Тема бедности и связанных с нею страданий и унижений вошла и утвердилась в творчестве Достоевского начиная с его первого романа — «Бедные люди». На общем фоне «гуманистической» литературы 40-х годов казалось, что Достоевским руководили в выборе этих тем исключительно мотивы социальной справедливости. Как-то мало замеченным осталось то, что уже с первого произведения у Достоевского намечается особый мотив «бунта бедняка», в основе которого лежит протест личности против несправедливости судьбы. Бедность воспринимается как нарушение права личности, как стеснение тех возможностей, которые в ней заложены.

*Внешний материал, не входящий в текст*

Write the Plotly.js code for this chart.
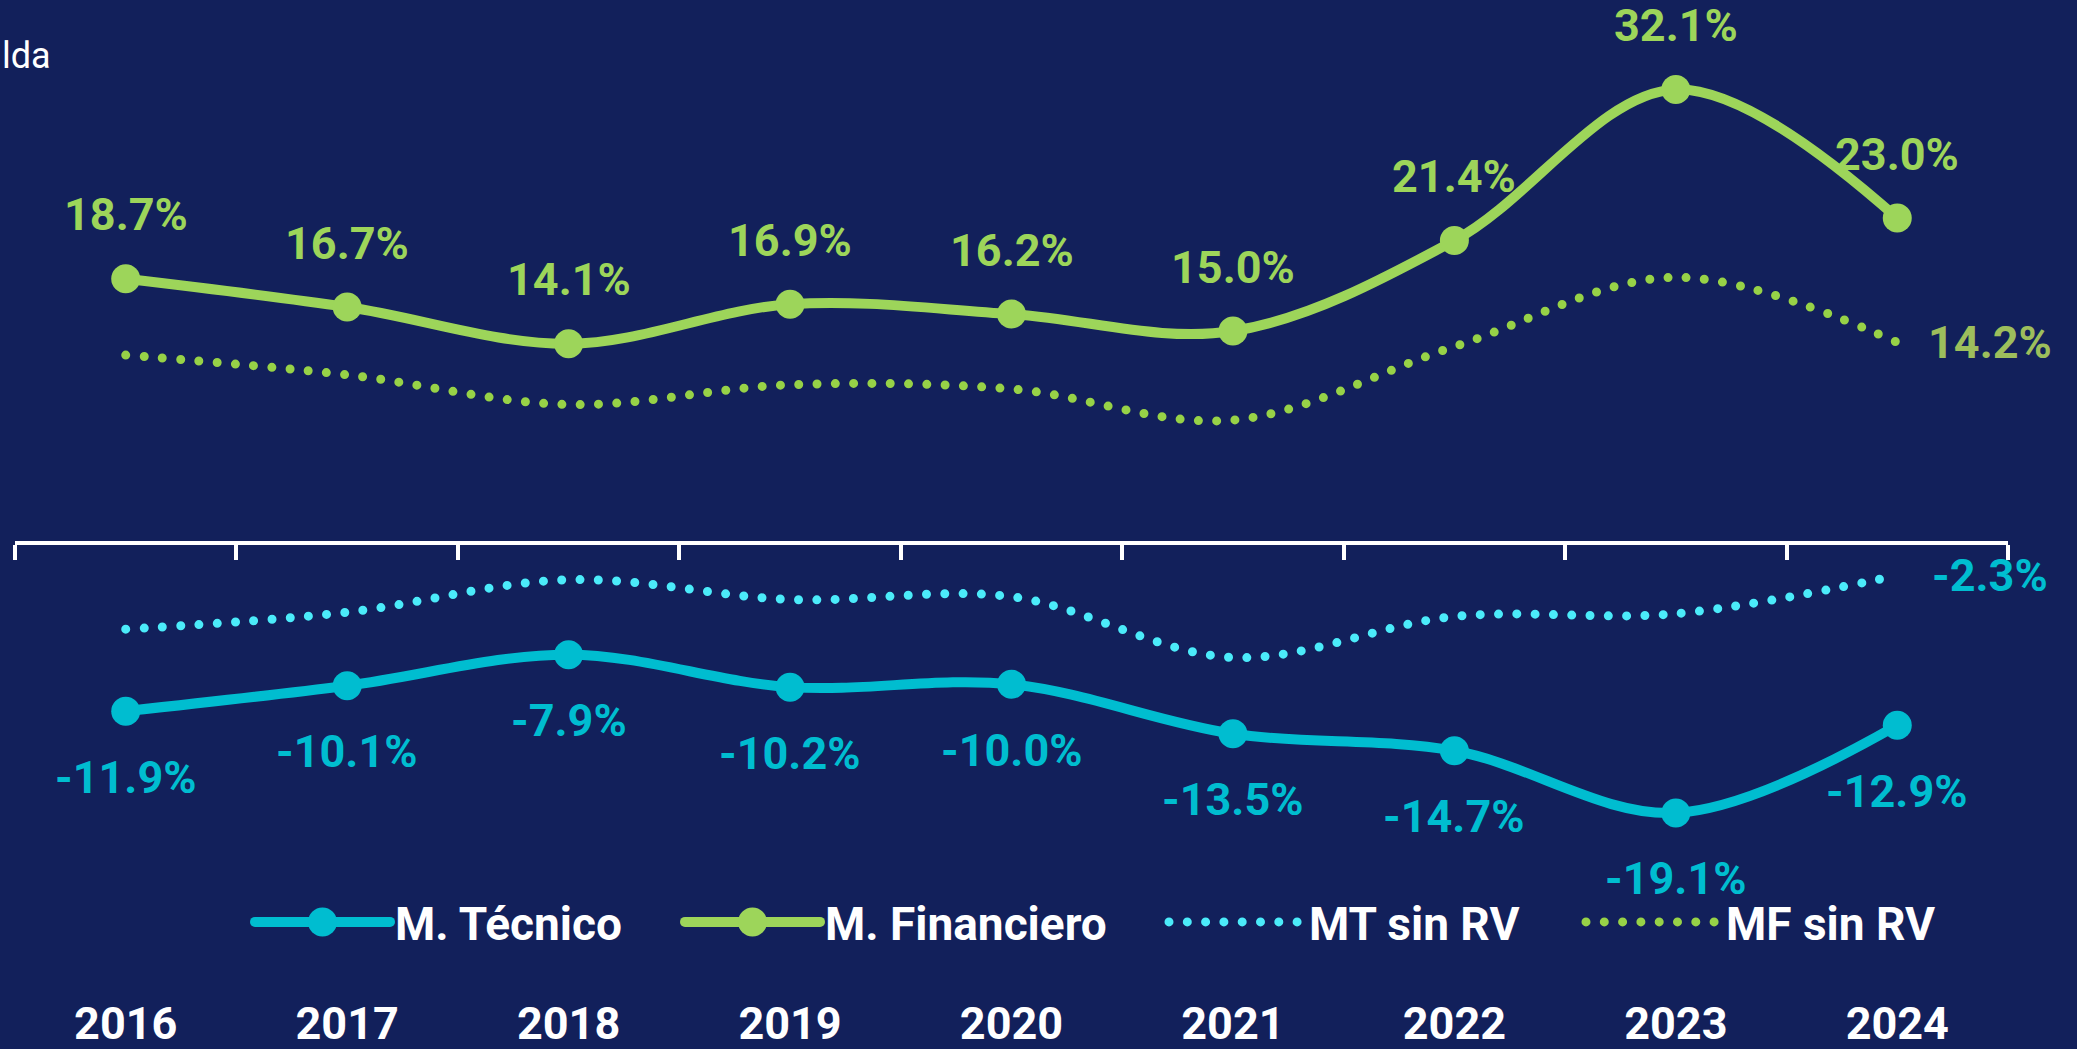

Уже Макар Алексеевич, при всей своей робости и забитости, находится на грани бунта. «Отчего это так все случается, что вот хороший-то человек в запустеньи находится, а к другому кому счастие само напрашивается?» — спрашивает он Вариньку и сам ловит себя на том, что это «вольнодумство»** И если он на протяжении своей переписки упорно твердит и убеждает Вариньку, что «во всем воля Божия», что «воля-то Божия непременно должна быть» и «Промысл Творца Небесного, конечно, и благ, и неисповедим, и судьбы тоже, и они то же самое», то за этими утверждениями слишком явно слышатся сомнения, закравшиеся в робкую душу Девушкина***. «Слишком вольная мысль» нет-нет и прорвется у него, и ему приходится оправдываться в своем вольнодумстве: «эта мысль иногда бывает, иногда приходит, и тогда поневоле из сердца горячим словом выбивается»****. Но не сам Макар Алексеевич явится настоящим «бунтарем»; он найдет свое воплощение в наблюдателе чужого горя, Аркадии Ивановиче, друге Васи Шумкова («Слабое сердце»).

Бунт против бедности только один из частных случаев бунтарства героев Достоевского против судьбы-рока, одного из постоянных мотивов его романов-трагедий. В конечном счете это бунт против промысла Божия, это бунт Ивана Карамазова с «почтительнейшим возвращением билета» Богу.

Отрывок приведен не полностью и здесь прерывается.